Stated exercise.
Write out, word for word, every line from the first one through the line that holds "from matplotlib.lines import Line2D", and nothing else; skip the pictures.

Supplied entries.
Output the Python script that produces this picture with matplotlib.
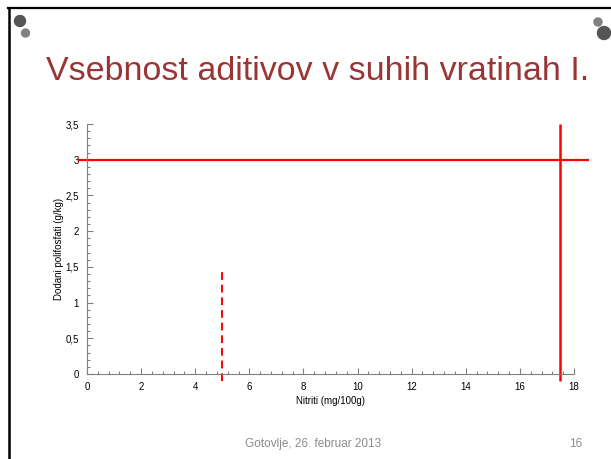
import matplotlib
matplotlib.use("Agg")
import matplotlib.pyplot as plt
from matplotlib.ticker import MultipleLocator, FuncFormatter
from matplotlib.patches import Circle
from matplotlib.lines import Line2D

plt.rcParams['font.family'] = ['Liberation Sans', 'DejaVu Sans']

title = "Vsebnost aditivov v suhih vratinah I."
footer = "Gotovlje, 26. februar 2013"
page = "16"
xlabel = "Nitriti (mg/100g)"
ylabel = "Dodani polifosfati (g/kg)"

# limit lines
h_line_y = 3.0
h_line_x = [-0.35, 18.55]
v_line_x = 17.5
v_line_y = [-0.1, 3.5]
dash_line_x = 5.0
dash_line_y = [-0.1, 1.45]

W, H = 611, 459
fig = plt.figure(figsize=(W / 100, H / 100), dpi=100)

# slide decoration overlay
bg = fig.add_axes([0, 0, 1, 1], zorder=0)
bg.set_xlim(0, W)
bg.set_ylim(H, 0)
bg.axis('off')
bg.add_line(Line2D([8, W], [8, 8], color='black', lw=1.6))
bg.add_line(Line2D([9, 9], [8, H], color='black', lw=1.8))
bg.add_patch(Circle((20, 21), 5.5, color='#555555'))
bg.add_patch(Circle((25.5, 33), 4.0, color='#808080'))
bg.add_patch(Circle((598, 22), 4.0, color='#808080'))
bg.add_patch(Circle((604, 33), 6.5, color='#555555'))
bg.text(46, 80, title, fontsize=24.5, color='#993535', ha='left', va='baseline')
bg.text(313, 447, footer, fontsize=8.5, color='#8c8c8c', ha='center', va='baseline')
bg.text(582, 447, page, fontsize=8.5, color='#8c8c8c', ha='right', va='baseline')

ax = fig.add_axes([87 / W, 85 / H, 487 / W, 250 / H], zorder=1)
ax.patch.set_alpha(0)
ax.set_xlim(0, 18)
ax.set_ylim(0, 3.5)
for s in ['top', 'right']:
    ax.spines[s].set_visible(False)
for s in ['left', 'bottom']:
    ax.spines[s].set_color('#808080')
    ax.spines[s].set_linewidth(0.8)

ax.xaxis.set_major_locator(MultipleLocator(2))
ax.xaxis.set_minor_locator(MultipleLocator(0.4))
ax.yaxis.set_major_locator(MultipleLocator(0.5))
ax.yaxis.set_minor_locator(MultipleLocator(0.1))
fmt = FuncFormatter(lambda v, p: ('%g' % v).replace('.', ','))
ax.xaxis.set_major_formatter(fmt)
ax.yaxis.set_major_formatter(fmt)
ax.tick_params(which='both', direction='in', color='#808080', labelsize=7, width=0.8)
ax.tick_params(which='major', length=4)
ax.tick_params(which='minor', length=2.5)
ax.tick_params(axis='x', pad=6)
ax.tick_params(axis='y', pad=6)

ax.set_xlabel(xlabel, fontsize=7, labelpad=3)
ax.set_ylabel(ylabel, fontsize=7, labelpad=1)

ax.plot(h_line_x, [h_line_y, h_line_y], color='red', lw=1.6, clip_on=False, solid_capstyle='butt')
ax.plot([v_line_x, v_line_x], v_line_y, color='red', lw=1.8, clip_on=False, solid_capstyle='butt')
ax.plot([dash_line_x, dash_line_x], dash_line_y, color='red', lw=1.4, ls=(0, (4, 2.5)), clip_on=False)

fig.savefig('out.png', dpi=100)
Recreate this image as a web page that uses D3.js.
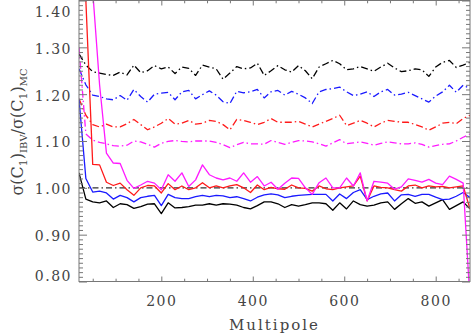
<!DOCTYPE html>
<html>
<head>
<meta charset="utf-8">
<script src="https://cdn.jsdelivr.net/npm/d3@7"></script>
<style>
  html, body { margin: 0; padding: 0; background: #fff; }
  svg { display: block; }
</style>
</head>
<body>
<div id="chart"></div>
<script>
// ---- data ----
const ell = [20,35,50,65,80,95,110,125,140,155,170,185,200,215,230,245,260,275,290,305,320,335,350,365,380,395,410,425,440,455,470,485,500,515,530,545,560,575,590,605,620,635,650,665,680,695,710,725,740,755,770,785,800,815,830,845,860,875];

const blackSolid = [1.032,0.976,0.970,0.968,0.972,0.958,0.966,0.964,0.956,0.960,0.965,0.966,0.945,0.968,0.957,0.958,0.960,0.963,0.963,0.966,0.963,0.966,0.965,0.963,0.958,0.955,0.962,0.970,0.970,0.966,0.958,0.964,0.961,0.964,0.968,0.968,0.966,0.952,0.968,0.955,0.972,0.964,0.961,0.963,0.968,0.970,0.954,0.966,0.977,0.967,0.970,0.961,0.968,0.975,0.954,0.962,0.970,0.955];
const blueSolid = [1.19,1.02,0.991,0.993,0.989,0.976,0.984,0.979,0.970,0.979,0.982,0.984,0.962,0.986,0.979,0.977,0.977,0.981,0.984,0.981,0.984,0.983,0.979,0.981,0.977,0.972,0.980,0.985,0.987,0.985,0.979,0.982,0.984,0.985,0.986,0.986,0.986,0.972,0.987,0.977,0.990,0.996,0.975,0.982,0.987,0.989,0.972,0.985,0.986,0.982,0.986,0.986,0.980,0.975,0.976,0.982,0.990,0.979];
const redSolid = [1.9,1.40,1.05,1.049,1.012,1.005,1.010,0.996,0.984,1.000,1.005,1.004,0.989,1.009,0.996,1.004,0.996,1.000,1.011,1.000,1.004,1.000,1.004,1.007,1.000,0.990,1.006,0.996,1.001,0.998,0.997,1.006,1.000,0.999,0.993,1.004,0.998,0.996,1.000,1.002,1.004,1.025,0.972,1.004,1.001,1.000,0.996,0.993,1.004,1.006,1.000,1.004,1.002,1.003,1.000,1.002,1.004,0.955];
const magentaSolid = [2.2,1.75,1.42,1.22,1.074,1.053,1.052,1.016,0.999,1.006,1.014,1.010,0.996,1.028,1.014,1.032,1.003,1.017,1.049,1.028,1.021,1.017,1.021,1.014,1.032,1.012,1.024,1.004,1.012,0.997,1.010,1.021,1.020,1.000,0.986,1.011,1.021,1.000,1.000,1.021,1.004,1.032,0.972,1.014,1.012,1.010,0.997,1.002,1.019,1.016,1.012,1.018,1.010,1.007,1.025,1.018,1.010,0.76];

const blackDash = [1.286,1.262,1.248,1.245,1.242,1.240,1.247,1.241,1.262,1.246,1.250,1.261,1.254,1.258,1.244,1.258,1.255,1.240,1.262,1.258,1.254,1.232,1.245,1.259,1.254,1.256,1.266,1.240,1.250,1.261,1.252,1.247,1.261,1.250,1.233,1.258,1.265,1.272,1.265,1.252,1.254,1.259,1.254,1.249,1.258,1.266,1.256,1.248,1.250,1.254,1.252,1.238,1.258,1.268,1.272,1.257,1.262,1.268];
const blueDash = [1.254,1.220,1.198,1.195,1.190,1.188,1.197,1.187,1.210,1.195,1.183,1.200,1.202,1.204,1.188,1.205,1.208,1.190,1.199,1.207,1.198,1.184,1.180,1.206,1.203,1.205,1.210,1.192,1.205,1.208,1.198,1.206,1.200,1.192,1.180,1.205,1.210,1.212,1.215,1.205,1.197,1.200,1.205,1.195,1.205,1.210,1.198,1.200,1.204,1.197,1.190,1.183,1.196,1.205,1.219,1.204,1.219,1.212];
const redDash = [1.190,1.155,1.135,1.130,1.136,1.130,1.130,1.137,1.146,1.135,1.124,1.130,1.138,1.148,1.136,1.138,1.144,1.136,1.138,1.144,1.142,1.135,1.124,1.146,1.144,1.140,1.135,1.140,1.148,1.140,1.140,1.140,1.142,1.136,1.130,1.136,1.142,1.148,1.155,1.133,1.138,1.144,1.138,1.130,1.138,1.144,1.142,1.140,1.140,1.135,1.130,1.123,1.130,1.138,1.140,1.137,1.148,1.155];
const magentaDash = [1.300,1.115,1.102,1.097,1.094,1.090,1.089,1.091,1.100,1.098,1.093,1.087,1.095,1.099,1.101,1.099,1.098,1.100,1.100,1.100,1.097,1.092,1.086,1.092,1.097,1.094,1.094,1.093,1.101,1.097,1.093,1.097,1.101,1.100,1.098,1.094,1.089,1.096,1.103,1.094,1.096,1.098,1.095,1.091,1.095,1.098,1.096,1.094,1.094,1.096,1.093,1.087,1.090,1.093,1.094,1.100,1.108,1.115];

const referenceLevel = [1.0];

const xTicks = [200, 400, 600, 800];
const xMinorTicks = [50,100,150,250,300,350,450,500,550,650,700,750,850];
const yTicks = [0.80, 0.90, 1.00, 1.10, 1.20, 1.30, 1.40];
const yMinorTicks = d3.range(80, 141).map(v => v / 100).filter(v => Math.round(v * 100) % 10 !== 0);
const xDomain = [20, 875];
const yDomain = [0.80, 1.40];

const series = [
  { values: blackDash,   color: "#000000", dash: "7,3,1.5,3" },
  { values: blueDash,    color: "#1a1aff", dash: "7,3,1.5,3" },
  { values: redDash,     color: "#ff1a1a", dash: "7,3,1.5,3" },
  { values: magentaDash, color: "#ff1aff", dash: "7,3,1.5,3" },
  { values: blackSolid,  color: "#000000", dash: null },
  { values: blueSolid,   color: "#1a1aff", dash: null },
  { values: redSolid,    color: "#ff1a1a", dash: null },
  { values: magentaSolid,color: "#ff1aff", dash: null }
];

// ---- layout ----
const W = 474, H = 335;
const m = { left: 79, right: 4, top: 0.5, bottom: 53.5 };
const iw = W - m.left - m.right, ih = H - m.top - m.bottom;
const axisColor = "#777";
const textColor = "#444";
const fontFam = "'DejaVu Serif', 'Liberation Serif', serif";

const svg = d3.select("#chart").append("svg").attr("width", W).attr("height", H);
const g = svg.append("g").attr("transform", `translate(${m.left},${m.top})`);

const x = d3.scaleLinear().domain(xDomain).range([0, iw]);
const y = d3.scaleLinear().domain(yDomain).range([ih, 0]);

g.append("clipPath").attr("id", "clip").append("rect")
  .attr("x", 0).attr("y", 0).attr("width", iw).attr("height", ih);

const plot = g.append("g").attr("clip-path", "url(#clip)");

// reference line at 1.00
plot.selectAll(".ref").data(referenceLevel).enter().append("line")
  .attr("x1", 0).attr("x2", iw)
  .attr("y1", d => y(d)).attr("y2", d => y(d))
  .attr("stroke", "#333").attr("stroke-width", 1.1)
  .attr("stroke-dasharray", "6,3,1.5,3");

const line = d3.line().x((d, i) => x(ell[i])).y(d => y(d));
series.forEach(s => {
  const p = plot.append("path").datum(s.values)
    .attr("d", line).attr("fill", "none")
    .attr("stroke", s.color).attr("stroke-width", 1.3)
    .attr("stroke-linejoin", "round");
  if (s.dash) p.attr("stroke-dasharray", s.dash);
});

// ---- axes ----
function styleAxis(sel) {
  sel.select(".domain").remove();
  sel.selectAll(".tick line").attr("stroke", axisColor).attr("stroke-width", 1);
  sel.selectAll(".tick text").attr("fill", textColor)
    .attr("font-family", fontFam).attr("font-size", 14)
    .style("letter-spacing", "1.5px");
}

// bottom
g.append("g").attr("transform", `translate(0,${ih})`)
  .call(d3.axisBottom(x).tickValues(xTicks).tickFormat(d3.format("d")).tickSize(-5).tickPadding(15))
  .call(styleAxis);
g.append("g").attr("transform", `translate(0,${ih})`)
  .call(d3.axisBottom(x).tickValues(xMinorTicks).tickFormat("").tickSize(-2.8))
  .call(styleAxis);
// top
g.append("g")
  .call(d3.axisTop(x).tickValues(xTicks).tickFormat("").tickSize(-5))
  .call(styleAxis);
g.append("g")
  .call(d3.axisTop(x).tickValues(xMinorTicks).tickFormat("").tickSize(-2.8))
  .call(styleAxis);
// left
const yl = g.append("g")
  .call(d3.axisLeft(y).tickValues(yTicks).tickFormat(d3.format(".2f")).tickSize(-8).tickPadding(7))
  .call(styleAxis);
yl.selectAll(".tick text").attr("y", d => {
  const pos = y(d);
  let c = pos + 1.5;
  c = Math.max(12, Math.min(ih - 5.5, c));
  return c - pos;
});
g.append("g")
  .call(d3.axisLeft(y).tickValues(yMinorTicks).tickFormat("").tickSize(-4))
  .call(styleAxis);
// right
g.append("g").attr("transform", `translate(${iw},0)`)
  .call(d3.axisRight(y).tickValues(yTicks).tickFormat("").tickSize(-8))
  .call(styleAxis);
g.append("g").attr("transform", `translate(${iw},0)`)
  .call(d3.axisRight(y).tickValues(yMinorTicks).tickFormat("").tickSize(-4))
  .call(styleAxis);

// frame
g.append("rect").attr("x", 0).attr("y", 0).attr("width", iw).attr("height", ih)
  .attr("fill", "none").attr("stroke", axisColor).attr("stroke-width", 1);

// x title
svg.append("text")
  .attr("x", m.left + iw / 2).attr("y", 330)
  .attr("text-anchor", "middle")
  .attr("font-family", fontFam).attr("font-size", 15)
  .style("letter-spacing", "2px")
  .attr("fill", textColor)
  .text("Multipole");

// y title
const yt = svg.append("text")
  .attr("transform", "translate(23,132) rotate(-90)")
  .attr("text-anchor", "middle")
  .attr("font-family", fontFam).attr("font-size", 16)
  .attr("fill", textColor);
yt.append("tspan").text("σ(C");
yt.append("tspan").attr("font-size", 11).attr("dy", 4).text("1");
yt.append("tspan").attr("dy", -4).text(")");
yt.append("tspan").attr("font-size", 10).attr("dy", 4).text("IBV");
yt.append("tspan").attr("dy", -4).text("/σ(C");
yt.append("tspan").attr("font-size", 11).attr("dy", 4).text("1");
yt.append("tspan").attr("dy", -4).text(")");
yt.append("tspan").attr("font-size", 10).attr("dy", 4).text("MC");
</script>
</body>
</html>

Task output.
Output the Python script that produces this picture with matplotlib.
import matplotlib
matplotlib.use("Agg")
import matplotlib.pyplot as plt
from matplotlib.ticker import MultipleLocator, FuncFormatter
from matplotlib.patches import Circle
from matplotlib.lines import Line2D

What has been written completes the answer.